Greene pointed out that the study wasn't powered to accurately calculate gender-specific hs-cTn 99th percentiles or reference intervals for NT-proBNP and assessed the biomarkers at a single time point.

For the transgender person presenting with chest pain, she said, the clinical implications are not yet known, but the data suggest that when sex-specific 99th percentiles for hs-cTn are used, the numeric value associated with the affirmed gender, rather than the sex assigned at birth, may be the appropriate URL.

"It really depends on what the triage pathway is and if that pathway has differences for people of different sexes and how often people get serial measurements," Greene said. "Within this population, it's very important to look at those serial measurements because for people that are not cismen, those 99th percentiles when they're non­–sex-specific, are going to favor in detection of a heart attack. So, you need to look at the second value to make sure there hasn't been a change over time."

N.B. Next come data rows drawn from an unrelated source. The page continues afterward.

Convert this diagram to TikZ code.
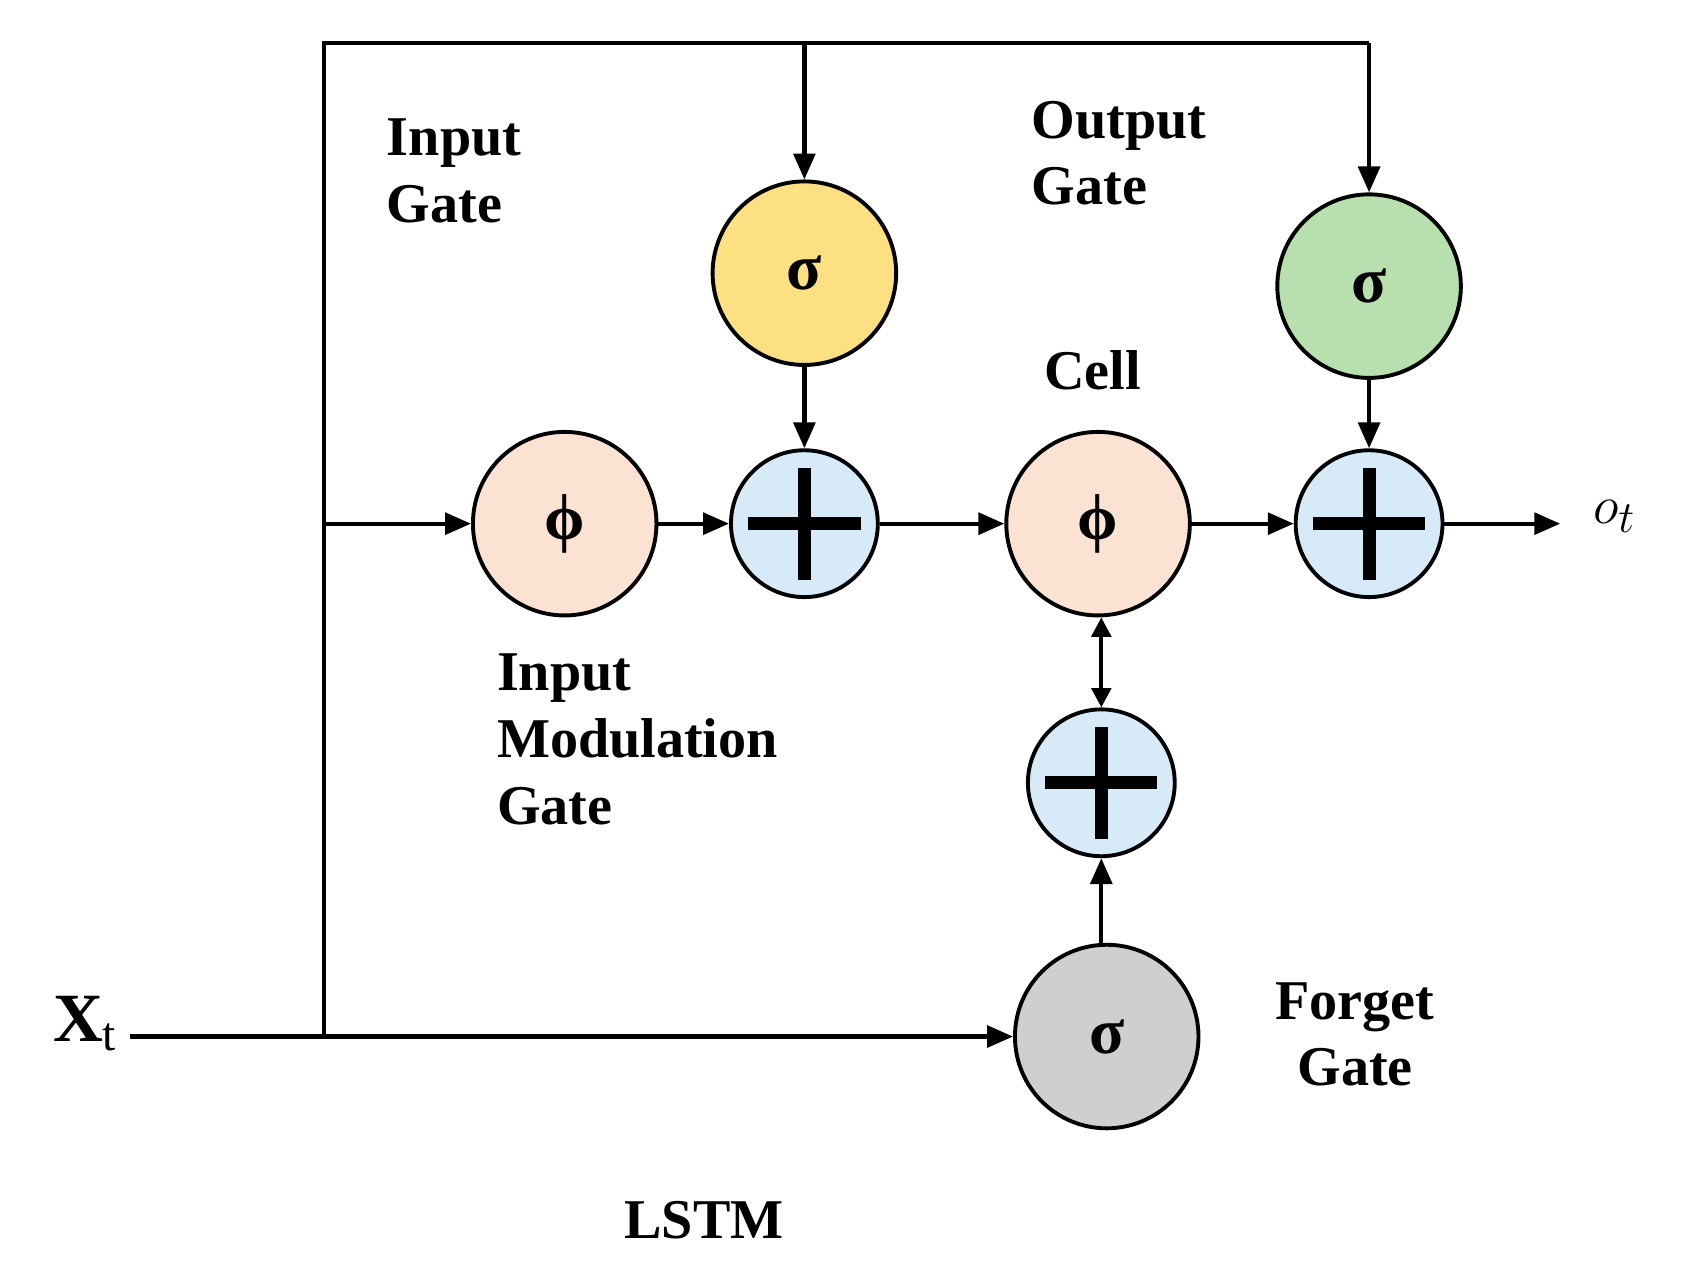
\documentclass[tikz,border=0pt]{standalone}
\usepackage{fontspec}
\setmainfont{Liberation Serif}
\usetikzlibrary{arrows.meta}
\definecolor{pb}{RGB}{214,234,248}
\definecolor{pk}{RGB}{252,226,210}
\definecolor{yl}{RGB}{253,224,130}
\definecolor{gr}{RGB}{184,224,174}
\definecolor{gy}{RGB}{208,206,206}
\begin{document}
\begin{tikzpicture}[x=0.5pt,y=-0.5pt,
  circ/.style={circle,draw,line width=1.8pt,minimum size=#1,inner sep=0pt,font=\fontsize{30}{34}\selectfont\bfseries},
  big/.style={circ=85pt},
  small/.style={circ=68pt,fill=pb},
  arr/.style={line width=2pt,-{Triangle[length=12pt,width=10pt]}},
  ln/.style={line width=2pt},
  lab/.style={font=\fontsize{26}{31}\selectfont\bfseries,align=left,inner sep=0pt}]
\useasboundingbox (0,0) rectangle (1568,1179);
\node[big,fill=yl] (ig) at (745,253) {σ};
\node[big,fill=gr] (og) at (1268,265) {σ};
\node[big,fill=pk] (p1) at (523,485) {ϕ};
\node[small] (a1) at (745,485) {};
\node[big,fill=pk] (p2) at (1017,485) {ϕ};
\node[small] (a2) at (1268,485) {};
\node[small] (a3) at (1020,725) {};
\node[big,fill=gy] (fg) at (1025,960) {σ};
\foreach \n in {a1,a2,a3}{
  \draw[line width=6pt] ([xshift=-26pt]\n.center) -- ([xshift=26pt]\n.center);
  \draw[line width=6pt] ([yshift=-26pt]\n.center) -- ([yshift=26pt]\n.center);}
\coordinate (tl) at (300,40); \coordinate (tm) at (745,40); \coordinate (tr) at (1268,40);
\coordinate (bl) at (300,960); \coordinate (ml) at (300,485);
\coordinate (xs) at (120,960); \coordinate (oe) at (1445,485);
\draw[ln] (bl) -- (tl) -- (tr);
\draw[arr] (tm) -- (ig);
\draw[arr] (tr) -- (og);
\draw[arr] (ml) -- (p1);
\draw[arr] (p1) -- (a1);
\draw[arr] (ig) -- (a1);
\draw[arr] (a1) -- (p2);
\draw[arr] (p2) -- (a2);
\draw[arr] (og) -- (a2);
\draw[arr] (a2) -- (oe);
\draw[line width=2pt,{Triangle[length=9pt,width=9pt]}-{Triangle[length=9pt,width=9pt]}] (p2.south -| a3) -- (a3);
\draw[arr] (fg.north -| a3) -- (a3);
\draw[arr] (xs) -- (fg);
\node[anchor=west,inner sep=0pt,font=\fontsize{30}{34}\selectfont] (ot) at (1475,478) {$o_t$};
\node[anchor=east,inner sep=0pt,font=\fontsize{32}{36}\selectfont\bfseries] (xt) at (108,948) {X\textmd{\fontsize{22}{26}\selectfont\raisebox{-4pt}{t}}};
\node[lab,anchor=north west] (l1) at (358,110) {Input\\Gate};
\node[lab,anchor=north west] (l2) at (955,93) {Output\\Gate};
\node[lab] (l3) at (1012,343) {Cell};
\node[lab,anchor=north west] (l4) at (460,605) {Input\\Modulation\\Gate};
\node[lab,align=center] (l5) at (1255,958) {Forget\\Gate};
\node[lab] (l6) at (652,1130) {LSTM};
\end{tikzpicture}
\end{document}
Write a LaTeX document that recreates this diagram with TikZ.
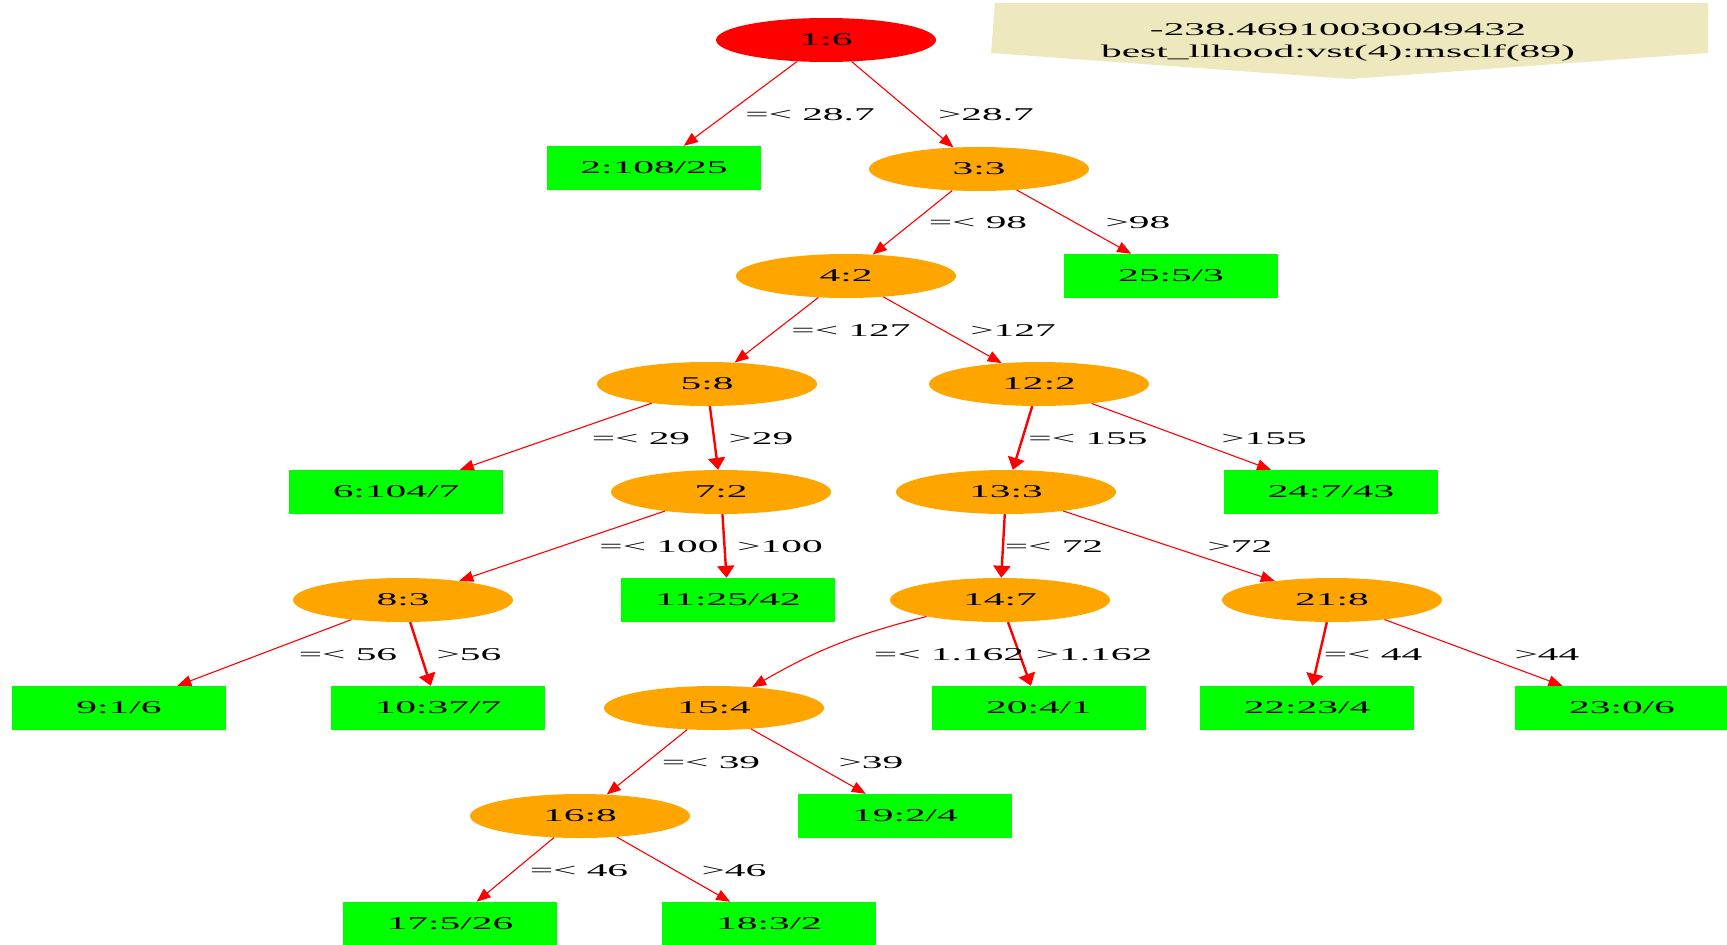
\documentclass[tikz,border=0pt]{standalone}
\usepackage{fontspec}
\setmainfont{Liberation Serif}[FakeStretch=2.3]
\usetikzlibrary{arrows.meta,shapes}

\definecolor{gvred}{RGB}{255,0,0}
\definecolor{gvorange}{RGB}{255,165,0}
\definecolor{gvgreen}{RGB}{0,255,0}
\definecolor{gvbeige}{RGB}{238,232,190}

\begin{document}
\begin{tikzpicture}[x=1pt,y=-1pt,
font=\fontsize{18}{22}\selectfont]
\tikzstyle{split}=[ellipse, fill=gvorange, minimum width=220pt, minimum height=44pt, inner sep=0pt]
\tikzstyle{rootsplit}=[split, fill=gvred]
\tikzstyle{leaf}=[rectangle, fill=gvgreen, minimum width=214pt, minimum height=44pt, inner sep=0pt]
\tikzstyle{cond}=[inner sep=0pt]
\tikzstyle{edgelo}=[draw=gvred, line width=1.1pt, -{Triangle[length=14pt,width=11pt]}]
\tikzstyle{edgehi}=[draw=gvred, line width=2.4pt, -{Triangle[length=12pt,width=17pt]}]

\useasboundingbox (0,0) rectangle (1727,945);

% score box
\fill[gvbeige] (995,3) -- (1708,3) -- (1708,53) -- (1350,79) -- (991,53) -- cycle;
\node[align=center, inner sep=0pt] (score) at (1338,42) {-238.46910030049432\\best\_llhood:vst(4):msclf(89)};

% tree
\node[rootsplit] (N1) at (826,40) {1:6};
\node[leaf] (N2) at (654,168) {2:108/25};
\node[split] (N3) at (979,169) {3:3};
\node[split] (N4) at (846,276) {4:2};
\node[leaf] (N25) at (1171,276) {25:5/3};
\node[split] (N5) at (707,384) {5:8};
\node[split] (N12) at (1039,384) {12:2};
\node[leaf] (N6) at (396,492) {6:104/7};
\node[split] (N7) at (721,492) {7:2};
\node[split] (N13) at (1006,492) {13:3};
\node[leaf] (N24) at (1331,492) {24:7/43};
\node[split] (N8) at (403,600) {8:3};
\node[leaf] (N11) at (728,600) {11:25/42};
\node[split] (N14) at (1000,600) {14:7};
\node[split] (N21) at (1332,600) {21:8};
\node[leaf] (N9) at (119,708) {9:1/6};
\node[leaf] (N10) at (438,708) {10:37/7};
\node[split] (N15) at (714,708) {15:4};
\node[leaf] (N20) at (1039,708) {20:4/1};
\node[leaf] (N22) at (1307,708) {22:23/4};
\node[leaf] (N23) at (1622,708) {23:0/6};
\node[split] (N16) at (580,816) {16:8};
\node[leaf] (N19) at (905,816) {19:2/4};
\node[leaf] (N17) at (450,924) {17:5/26};
\node[leaf] (N18) at (769,924) {18:3/2};

\path (N1) edge[edgelo] (N2);
\path (N1) edge[edgelo] (N3);
\path (N3) edge[edgelo] (N4);
\path (N3) edge[edgelo] (N25);
\path (N4) edge[edgelo] (N5);
\path (N4) edge[edgelo] (N12);
\path (N5) edge[edgelo] (N6);
\path (N5) edge[edgehi] (N7);
\path (N12) edge[edgehi] (N13);
\path (N12) edge[edgelo] (N24);
\path (N7) edge[edgelo] (N8);
\path (N7) edge[edgehi] (N11);
\path (N13) edge[edgehi] (N14);
\path (N13) edge[edgelo] (N21);
\path (N8) edge[edgelo] (N9);
\path (N8) edge[edgehi] (N10);
\path (N14) edge[edgelo, bend right=8] (N15);
\path (N14) edge[edgehi] (N20);
\path (N21) edge[edgehi] (N22);
\path (N21) edge[edgelo] (N23);
\path (N15) edge[edgelo] (N16);
\path (N15) edge[edgelo] (N19);
\path (N16) edge[edgelo] (N17);
\path (N16) edge[edgelo] (N18);

% split conditions
\node[cond] (c1a) at (810,115) {=< 28.7};
\node[cond] (c1b) at (986,115) {>28.7};
\node[cond] (c3a) at (978,223) {=< 98};
\node[cond] (c3b) at (1138,223) {>98};
\node[cond] (c4a) at (851,331) {=< 127};
\node[cond] (c4b) at (1013,331) {>127};
\node[cond] (c5a) at (641,439) {=< 29};
\node[cond] (c5b) at (761,439) {>29};
\node[cond] (c12a) at (1088,439) {=< 155};
\node[cond] (c12b) at (1264,439) {>155};
\node[cond] (c7a) at (659,547) {=< 100};
\node[cond] (c7b) at (780,547) {>100};
\node[cond] (c13a) at (1054,547) {=< 72};
\node[cond] (c13b) at (1240,547) {>72};
\node[cond] (c8a) at (348,655) {=< 56};
\node[cond] (c8b) at (469,655) {>56};
\node[cond] (c14a) at (949,655) {=< 1.162};
\node[cond] (c14b) at (1094,655) {>1.162};
\node[cond] (c21a) at (1373,655) {=< 44};
\node[cond] (c21b) at (1547,655) {>44};
\node[cond] (c15a) at (711,763) {=< 39};
\node[cond] (c15b) at (871,763) {>39};
\node[cond] (c16a) at (579,871) {=< 46};
\node[cond] (c16b) at (734,871) {>46};

\end{tikzpicture}
\end{document}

The observed differences in the distribution of NT-proBNP concentrations is similar to that in the cisgender population, Greene noted. But these differences do not lead to sex-specific diagnostic thresholds because of the significant elevations present in overt heart failure and cardiovascular disease. "For NT-proBNP, it's not as important. People don't usually have a little bit of heart failure, they have heart failure, where people have small MIs."

Greene said she would like to see larger trials looking at biomarker measurements and cardiac imaging before hormone therapy but that the biggest issue is the need for inclusion of transgender people in all cardiovascular trials.

"The sample sizes are never going to be as big as we get for cisgender people for a number of reasons but ensuring that it's something that's being asked on intake and monitored over time so we can understand how transgender people fit into the general population for cardiac disease," Greene said. "And so, we can normalize that they exist. I keep driving this point home, but this is the biggest thing right now when it's such a political issue."

The study was supported in part by the University of Washington, Department of Laboratory Medicine; the University of Iowa, Department of Pathology; and a grant from Abbott Diagnostics for in-kind high-sensitivity cardiac troponin I reagent. Coauthor Robert H. Christenson, PhD, reported financial relationships with Siemens Healthineers, Roche Diagnostics, Beckman Coulter, Becton, Dickinson, Abbott Diagnostics, Quidel Diagnostics, Sphingotech, and PixCell Medical. No other disclosures were reported.

JAMA Cardiol. Published online Oct. 5, 2022. Abstract.